Netflix has officially tossed out its five-star rating system for something a little simpler, and today is its first day in action.

A new thumbs-up, thumbs-down function allows users to mimic the behavior they’re already using on Instagram, Twitter, and Facebook. For years, Netflix viewers have rated movies and TV shows by assigning them a number of yellow stars—five stars meant you loved it, one star meant you hated it. That data helped the site generate new viewing recommendations based on your taste. But it turns out users are less likely to actually rate things when you give them more choices. Why weigh in if you can’t decide for sure whether something was three stars or four? The new “like” or “don’t like” system takes the quibbling of your assessment of the Great British Bake Off, and simply asks: Did you like this? Did you not like it? If you give a movie a thumbs-up, the site will recommend you similar programming. If you give it a thumbs-down, the site will adjust its recommendations accordingly. So Netflix functionality stays largely the same even though the graphics are changing up.

For some people, though, the star system was a Netflix-specific selling point. It set the company apart from YouTube and Hulu, where ratings are already broad. Redditors called for a protest in light of the announcement, and Gizmodo’s Rhett Jones pointed out that like the “social bubble” effect on Facebook, this simplified system will refine our feeds “to deliver what it already knows will get a reaction from you.” How likely are you to catch the release of that cerebral documentary you’re looking forward to if most of what you’ve thumbs-upped are TV comedies?

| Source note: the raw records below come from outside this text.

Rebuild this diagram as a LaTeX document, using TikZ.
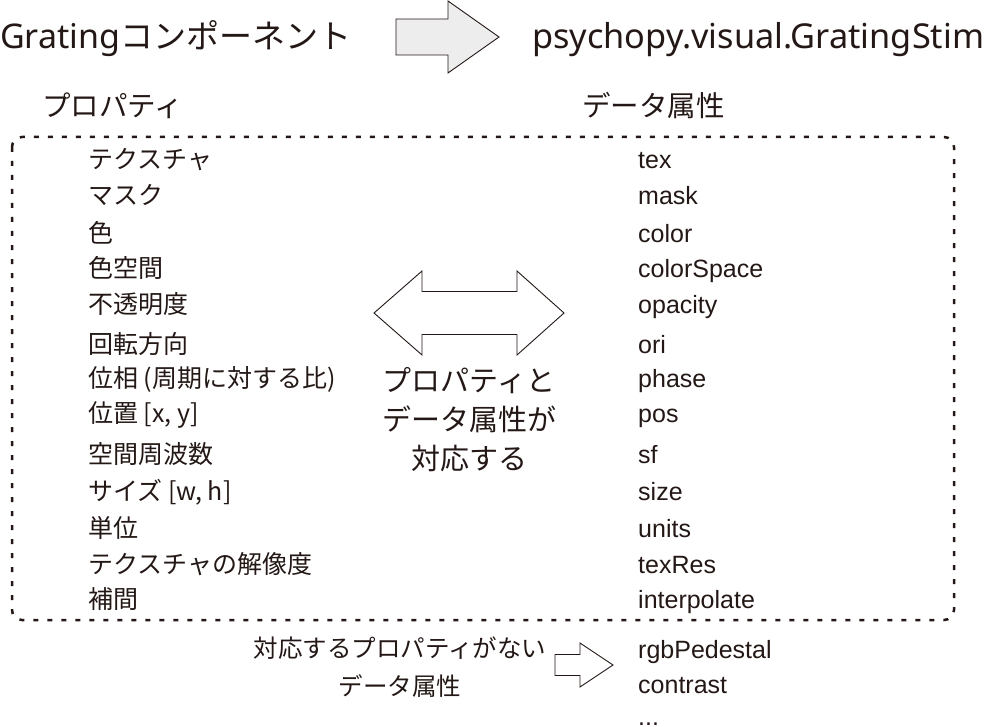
\documentclass[tikz,border=0pt]{standalone}
\usepackage{fontspec}
\setmainfont{Liberation Sans}
\newfontfamily\jp{Noto Sans CJK JP}
\newfontfamily\ttl{Noto Sans}
\usetikzlibrary{calc}
\definecolor{ink}{HTML}{231815}
\definecolor{shade}{HTML}{EDEDED}
\tikzset{
  blk/.style={draw=ink, line width=0.9pt, line join=miter, fill=white},
  frame/.style={draw=ink, line width=2.5pt, dash pattern=on 5pt off 9pt, rounded corners=10pt},
  ttl/.style={anchor=base west, inner sep=0pt, text=ink, font=\ttl\fontsize{34}{40}\selectfont},
  hdr/.style={anchor=base west, inner sep=0pt, text=ink, font=\jp\fontsize{28.5}{34}\selectfont},
  prop/.style={anchor=base west, inner sep=0pt, text=ink, font=\jp\fontsize{25}{30}\selectfont},
  attr/.style={anchor=base west, inner sep=0pt, text=ink, font=\fontsize{25}{30}\selectfont},
  note/.style={align=center, inner sep=0pt, text=ink},
}
\begin{document}
\begin{tikzpicture}[x=1pt, y=-1pt]
  \useasboundingbox (0,0) rectangle (984,727);
  \coordinate (go) at (448,37);
  \coordinate (pair) at (469,313);
  \coordinate (rest) at (580,665);

  % titles
  \node[ttl] (comp) at (0,49) {Grating{\jp\fontsize{33}{40}\selectfont コンポーネント}};
  \node[ttl, font=\ttl\fontsize{34.3}{40}\selectfont] (stim) at (532,49) {psychopy.visual.GratingStim};
  \draw[blk, fill=shade] ($(go)+(-52,-18)$) -- ($(go)+(0,-18)$) -- ($(go)+(0,-36)$)
    -- ($(go)+(51,0)$) -- ($(go)+(0,36)$) -- ($(go)+(0,18)$) -- ($(go)+(-52,18)$) -- cycle;

  % column heads
  \node[hdr] (props) at (42,117) {プロパティ};
  \node[hdr] (attrs) at (582,117) {データ属性};

  % dashed frame
  \draw[frame] (12,137) rectangle (954,620);

  % properties
  \foreach \y/\t [count=\i] in {169/テクスチャ, 205/マスク, 242/色, 277/色空間, 313/不透明度,
      353/回転方向, 387/{位相 (周期に対する比)}, 422/{位置 [x, y]}, 463/空間周波数,
      500/{サイズ [w, h]}, 537/単位, 573/テクスチャの解像度, 608/補間}
    \node[prop] (p\i) at (88,\y) {\t};

  % data attributes
  \foreach \y/\t [count=\i] in {169/tex, 205/mask, 242/color, 277/colorSpace, 313/opacity,
      353/ori, 387/phase, 422/pos, 463/sf, 500/size, 537/units, 573/texRes, 608/interpolate,
      658/rgbPedestal, 693/contrast}
    \node[attr] (a\i) at (638,\y) {\t};
  \node[attr, text height=4pt, text depth=0pt] (more) at (638,725) {...};

  % double arrow + note
  \draw[blk] ($(pair)+(-95,0)$) -- ($(pair)+(-47,-42)$) -- ($(pair)+(-47,-21.5)$)
    -- ($(pair)+(48,-21.5)$) -- ($(pair)+(48,-42)$) -- ($(pair)+(95,0)$)
    -- ($(pair)+(48,42)$) -- ($(pair)+(48,21.5)$) -- ($(pair)+(-47,21.5)$)
    -- ($(pair)+(-47,42)$) -- cycle;
  \node[note, font=\jp\fontsize{29}{39}\selectfont] (match) at (469,420) {プロパティと\\データ属性が\\対応する};

  % attributes without property
  \node[note, font=\jp\fontsize{24.5}{38}\selectfont] (nomatch) at (400,667) {対応するプロパティがない\\データ属性};
  \draw[blk] ($(rest)+(-25,-10.5)$) -- ($(rest)+(0,-10.5)$) -- ($(rest)+(0,-22)$)
    -- ($(rest)+(33,0)$) -- ($(rest)+(0,22)$) -- ($(rest)+(0,10.5)$) -- ($(rest)+(-25,10.5)$) -- cycle;
\end{tikzpicture}
\end{document}
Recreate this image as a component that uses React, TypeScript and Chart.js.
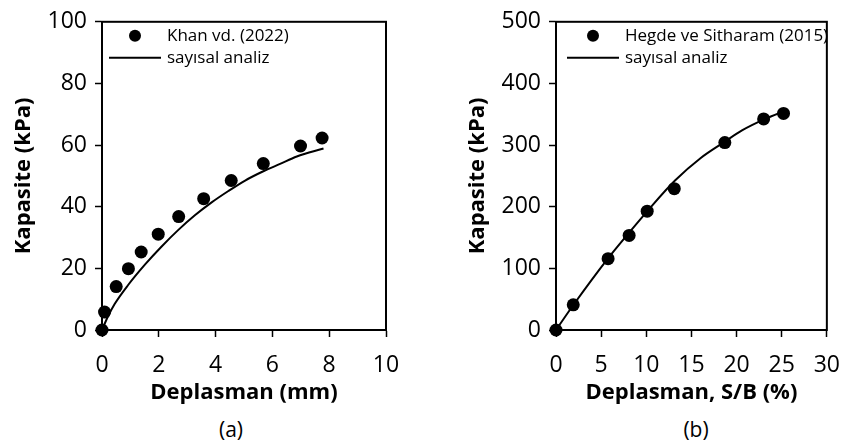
import React, { useEffect, useRef } from "react";
import { Chart, registerables } from "chart.js";

Chart.register(...registerables);

// ---- Data (a) ----
const khanX = [0, 0.09, 0.5, 0.93, 1.38, 1.98, 2.7, 3.58, 4.55, 5.68, 6.99, 7.75];
const khanY = [0, 5.8, 14.1, 19.9, 25.3, 31.1, 36.8, 42.6, 48.5, 54.0, 59.7, 62.3];
const numAX = [0, 0.2, 0.45, 0.92, 1.51, 2.1, 2.68, 3.27, 3.86, 4.45, 5.04, 5.68, 6.27, 6.86, 7.8];
const numAY = [0, 4.2, 8.5, 14.6, 21.2, 27.1, 32.4, 37.2, 41.4, 45.1, 48.5, 51.5, 53.9, 56.3, 58.9];

// ---- Data (b) ----
const hegdeX = [0, 1.91, 5.77, 8.1, 10.1, 13.1, 18.7, 23.0, 25.2];
const hegdeY = [0, 40.9, 115.7, 153.4, 192.7, 229.3, 304.1, 342.4, 351.4];
const numBX = [0, 1.94, 5.74, 8.1, 10.17, 13.18, 16.0, 18.67, 20.6, 23.1, 25.6];
const numBY = [0, 40.9, 115.8, 158, 193.8, 242.5, 278.7, 305.2, 323.7, 342, 357];

// ---- Axes ----
const xRangeA = [0, 10];
const xStepA = 2;
const yRangeA = [0, 100];
const yStepA = 20;
const xRangeB = [0, 30];
const xStepB = 5;
const yRangeB = [0, 500];
const yStepB = 100;

const labelsA = ["Khan vd. (2022)", "sayısal analiz"];
const labelsB = ["Hegde ve Sitharam (2015)", "sayısal analiz"];
const xTitleA = "Deplasman (mm)";
const xTitleB = "Deplasman, S/B (%)";
const yTitle = "Kapasite (kPa)";
const captions = ["(a)", "(b)"];

const FONT = '"Open Sans", "Noto Sans", sans-serif';

const toPts = (xs: number[], ys: number[]) => xs.map((x, i) => ({ x, y: ys[i] }));

const frameAndLegend = {
  id: "frameAndLegend",
  afterDatasetsDraw(chart: any, _args: any, opts: any) {
    const { ctx, chartArea } = chart;
    const { left, top, right, bottom } = chartArea;
    ctx.save();
    ctx.strokeStyle = "#000";
    ctx.lineWidth = 2;
    ctx.strokeRect(left, top, right - left, bottom - top);
    const ds = chart.data.datasets;
    ctx.fillStyle = "#000";
    ctx.font = `17px ${FONT}`;
    ctx.textBaseline = "middle";
    ctx.textAlign = "left";
    ctx.beginPath();
    ctx.arc(left + opts.markerX, top + opts.row1, 6, 0, Math.PI * 2);
    ctx.fill();
    ctx.fillText(ds[0].label, left + opts.textX, top + opts.row1);
    ctx.beginPath();
    ctx.moveTo(left + opts.lineX0, top + opts.row2);
    ctx.lineTo(left + opts.lineX1, top + opts.row2);
    ctx.stroke();
    ctx.fillText(ds[1].label, left + opts.textX, top + opts.row2);
    ctx.restore();
  },
};

function makeConfig(
  pts: { x: number; y: number }[],
  line: { x: number; y: number }[],
  labels: string[],
  xRange: number[],
  xStep: number,
  yRange: number[],
  yStep: number,
  xTitle: string,
  yAxisWidth: number,
  yTitlePad: number,
  rightPad: number,
  legendOpts: any
): any {
  return {
    type: "scatter",
    data: {
      datasets: [
        {
          label: labels[0],
          data: pts,
          showLine: false,
          pointRadius: 6.5,
          pointBackgroundColor: "#000",
          pointBorderColor: "#000",
          pointBorderWidth: 0,
          clip: false,
          order: 1,
        },
        {
          label: labels[1],
          data: line,
          showLine: true,
          pointRadius: 0,
          borderColor: "#000",
          borderWidth: 2,
          cubicInterpolationMode: "monotone",
          clip: false,
          order: 2,
        },
      ],
    },
    options: {
      responsive: false,
      animation: false,
      devicePixelRatio: 1,
      layout: { padding: { left: 0, top: 16, right: rightPad, bottom: 0 } },
      plugins: {
        legend: { display: false },
        tooltip: { enabled: false },
        frameAndLegend: legendOpts,
      },
      scales: {
        x: {
          type: "linear",
          min: xRange[0],
          max: xRange[1],
          ticks: {
            stepSize: xStep,
            color: "#000",
            font: { family: FONT, size: 23 },
            padding: 15,
            maxRotation: 0,
          },
          grid: {
            display: true,
            drawOnChartArea: false,
            drawTicks: true,
            tickLength: 7,
            tickColor: "#000",
            tickWidth: 1.5,
          },
          border: { display: true, color: "#000", width: 2 },
          title: {
            display: true,
            text: xTitle,
            color: "#000",
            font: { family: FONT, size: 22, weight: "bold" },
            padding: { top: 0, bottom: 4 },
          },
          afterFit: (s: any) => {
            s.height = 80;
          },
        },
        y: {
          type: "linear",
          min: yRange[0],
          max: yRange[1],
          ticks: {
            stepSize: yStep,
            color: "#000",
            font: { family: FONT, size: 23 },
            padding: 8,
          },
          grid: {
            display: true,
            drawOnChartArea: false,
            drawTicks: true,
            tickLength: 7,
            tickColor: "#000",
            tickWidth: 1.5,
          },
          border: { display: true, color: "#000", width: 2 },
          title: {
            display: true,
            text: yTitle,
            color: "#000",
            font: { family: FONT, size: 22, weight: "bold" },
            padding: { top: yTitlePad, bottom: 0 },
          },
          afterFit: (s: any) => {
            s.width = yAxisWidth;
          },
        },
      },
    },
    plugins: [frameAndLegend],
  };
}

export default function App() {
  const refA = useRef<HTMLCanvasElement>(null);
  const refB = useRef<HTMLCanvasElement>(null);

  useEffect(() => {
    const a = new Chart(
      refA.current as HTMLCanvasElement,
      makeConfig(
        toPts(khanX, khanY),
        toPts(numAX, numAY),
        labelsA,
        xRangeA,
        xStepA,
        yRangeA,
        yStepA,
        xTitleA,
        102,
        10.8,
        39,
        { markerX: 33, textX: 65, row1: 14, row2: 36, lineX0: 7, lineX1: 59 }
      )
    );
    const b = new Chart(
      refB.current as HTMLCanvasElement,
      makeConfig(
        toPts(hegdeX, hegdeY),
        toPts(numBX, numBY),
        labelsB,
        xRangeB,
        xStepB,
        yRangeB,
        yStepB,
        xTitleB,
        126,
        34.5,
        17,
        { markerX: 37, textX: 69, row1: 14, row2: 36, lineX0: 11, lineX1: 63 }
      )
    );
    return () => {
      a.destroy();
      b.destroy();
    };
  }, []);

  const capStyle: React.CSSProperties = {
    position: "absolute",
    top: 415,
    width: 80,
    textAlign: "center",
    fontFamily: FONT,
    fontSize: 21,
    lineHeight: "28px",
    color: "#000",
  };

  return (
    <div
      style={{
        position: "fixed",
        left: 0,
        top: 0,
        width: 855,
        height: 447,
        background: "#fff",
        overflow: "hidden",
      }}
    >
      <canvas
        ref={refA}
        width={425}
        height={410}
        style={{ position: "absolute", left: 0, top: 0 }}
      />
      <canvas
        ref={refB}
        width={425}
        height={410}
        style={{ position: "absolute", left: 430, top: 0 }}
      />
      <div style={{ ...capStyle, left: 231 - 40 }}>{captions[0]}</div>
      <div style={{ ...capStyle, left: 696 - 40 }}>{captions[1]}</div>
    </div>
  );
}
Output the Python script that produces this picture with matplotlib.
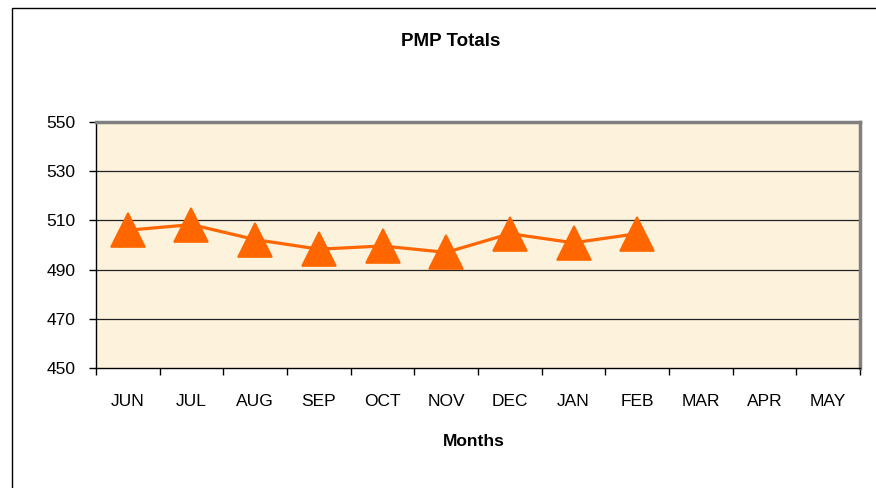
import matplotlib.pyplot as plt
from matplotlib.patches import Rectangle
from matplotlib.ticker import FixedLocator

plt.rcParams['font.family'] = ['Liberation Sans', 'DejaVu Sans']

# data
months = ["JUN", "JUL", "AUG", "SEP", "OCT", "NOV", "DEC", "JAN", "FEB", "MAR", "APR", "MAY"]
totals = [506.0, 508.3, 502.2, 498.3, 499.6, 497.0, 504.6, 500.9, 504.6]
y_ticks = [450, 470, 490, 510, 530, 550]

fig = plt.figure(figsize=(8.76, 4.88), dpi=100)
fig.patch.set_facecolor("white")

# outer chart frame (runs off the right and bottom edges)
fig.patches.append(Rectangle((12 / 876, -0.2), 1.2, 1.2 - 8 / 488, transform=fig.transFigure,
                             fill=False, edgecolor="black", linewidth=1.0))

ax = fig.add_axes([96 / 876, 120 / 488, 764 / 876, 246 / 488])
ax.set_facecolor("#FDF3DD")

x = list(range(len(totals)))
ax.plot(x, totals, color="#FF6600", linewidth=2.3, marker="^", markersize=24,
        markeredgewidth=1.2, markeredgecolor="#FF6600", zorder=3)

ax.set_xlim(-0.5, len(months) - 0.5)
ax.set_ylim(450, 550)

# gridlines
for v in y_ticks[1:-1]:
    ax.axhline(v, color="#222222", linewidth=0.9, zorder=1)

# spines
ax.spines["left"].set_color("black")
ax.spines["bottom"].set_color("black")
ax.spines["left"].set_linewidth(1.0)
ax.spines["bottom"].set_linewidth(1.0)
ax.spines["top"].set_color("#808080")
ax.spines["right"].set_color("#808080")
ax.spines["top"].set_linewidth(2.5)
ax.spines["right"].set_linewidth(2.5)

ax.set_yticks(y_ticks)
ax.tick_params(axis="y", direction="out", length=5, width=1, pad=10, labelsize=12.5)

# x ticks at category boundaries, labels centred in between
ax.xaxis.set_major_locator(FixedLocator([i - 0.5 for i in range(len(months) + 1)]))
ax.xaxis.set_minor_locator(FixedLocator(list(range(len(months)))))
ax.set_xticklabels([], minor=False)
ax.set_xticklabels(months, minor=True)
ax.tick_params(axis="x", which="major", direction="out", length=5, width=1)
ax.tick_params(axis="x", which="minor", length=0, pad=18.5, labelsize=12.5)

fig.text(450.5 / 876, 1 - 42 / 488, "PMP Totals", ha="center", va="center",
         fontsize=13.5, fontweight="bold")
fig.text(474 / 876, 1 - 441 / 488, "Months", ha="center", va="center",
         fontsize=12.5, fontweight="bold")

fig.savefig("out.png", dpi=100)
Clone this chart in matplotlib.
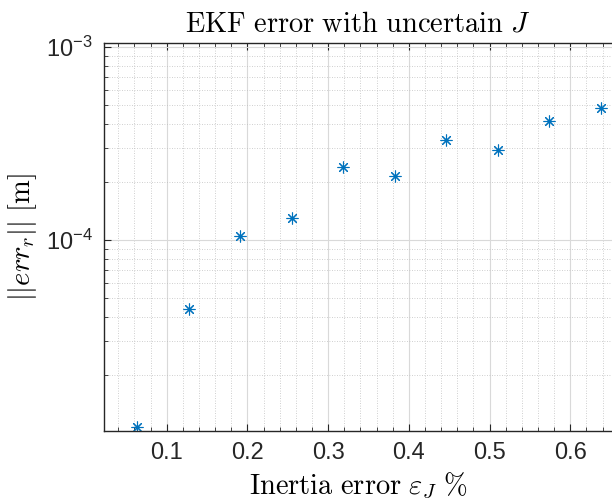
import math
import matplotlib
matplotlib.use("Agg")
import matplotlib.pyplot as plt
from matplotlib.ticker import LogLocator, MultipleLocator, FuncFormatter, NullFormatter

plt.rcParams["mathtext.fontset"] = "cm"
plt.rcParams["mathtext.rm"] = "Liberation Sans"
plt.rcParams["mathtext.it"] = "Liberation Sans:italic"
plt.rcParams["mathtext.sf"] = "Liberation Sans"
plt.rcParams["font.family"] = ["Liberation Sans", "DejaVu Sans"]

# inertia error (%) and position error norm (m)
inertia_err = [0.0638, 0.1276, 0.1914, 0.2552, 0.3190, 0.3828, 0.4466, 0.5104, 0.5742, 0.6380]
err_r = [1.08e-5, 4.40e-5, 1.05e-4, 1.30e-4, 2.39e-4, 2.14e-4, 3.29e-4, 2.93e-4, 4.16e-4, 4.83e-4]

x_ticks = [0.1, 0.2, 0.3, 0.4, 0.5, 0.6]
x_lim = (0.0223, 0.6517)
y_lim = (1.027e-5, 1.049e-3)

blue = (0.0, 0.447, 0.741)
dark = (0.15, 0.15, 0.15)

fig = plt.figure(figsize=(6.12, 5.01), dpi=100)
ax = fig.add_axes([104 / 612, 70 / 501, 1 - 104 / 612, (431 - 43) / 501])

# matlab-style '*' marker: plus and cross overlaid
ax.plot(inertia_err, err_r, linestyle="none", marker=(8, 2, 0), color=blue,
        markersize=8.5, markeredgewidth=0.8)

ax.set_yscale("log")
ax.set_xlim(*x_lim)
ax.set_ylim(*y_lim)
ax.set_xticks(x_ticks)
ax.xaxis.set_minor_locator(MultipleLocator(0.02))
ax.yaxis.set_major_locator(LogLocator(base=10))
ax.yaxis.set_minor_locator(LogLocator(base=10, subs=range(2, 10)))
ax.yaxis.set_minor_formatter(NullFormatter())


def pow_fmt(v, pos):
    e = int(round(math.log10(v)))
    return r"$\mathregular{10^{%d}}$" % e


ax.yaxis.set_major_formatter(FuncFormatter(pow_fmt))
ax.xaxis.set_major_formatter(FuncFormatter(lambda v, p: f"{v:g}"))

ax.grid(True, which="major", color=(0.85, 0.85, 0.85), linewidth=0.8)
ax.grid(True, which="minor", color=(0.75, 0.75, 0.75), linestyle=(0, (1, 2)), linewidth=0.6)
ax.set_axisbelow(True)

for side in ["left", "bottom", "top"]:
    ax.spines[side].set_color(dark)
    ax.spines[side].set_linewidth(1.0)
ax.spines["right"].set_visible(False)

ax.tick_params(which="both", direction="in", top=True, right=False, color=dark)
ax.tick_params(which="major", length=5, labelsize=17, labelcolor=dark, pad=8)
ax.tick_params(which="minor", length=3)
for lbl in ax.get_yticklabels():
    lbl.set_math_fontfamily("custom")

ax.set_title(r"$\mathrm{EKF\ error\ with\ uncertain}\ J$", fontsize=20.5, pad=8)
ax.set_xlabel(r"$\mathrm{Inertia\ error}\ \varepsilon_J\ \%$", fontsize=20.5, labelpad=5)
ax.set_ylabel(r"$||err_r||\ [\mathrm{m}]$", fontsize=20.5, labelpad=5)

fig.savefig("out.png", dpi=100)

Netflix claims that in sample studies, the new system boosts the frequency of ratings by over 200 percent. So even if the system seems dumb to you rationally, you’ll probably still engage with it more. And in a press release, the company explained that the ease of use will solve common problems for users. “The kids use your profile for their Saturday morning cartoons – a few quick thumbs down will ensure Beat Bugs stays on their profile and off yours… You want to impress your new French crush, so you thumbs up for a self-guided crash course on foreign films starting with Amelie and Yves Saint Laurent.

In other words, watching a single random title no longer screws with your algorithm as much as it used to, because now it’s easier to counteract it. And ostensibly, if everyone is rating things more, your taste profile will be strong enough for you to catch that cerebral documentary without missing a beat.

Now all that’s left to do is get out there and try it.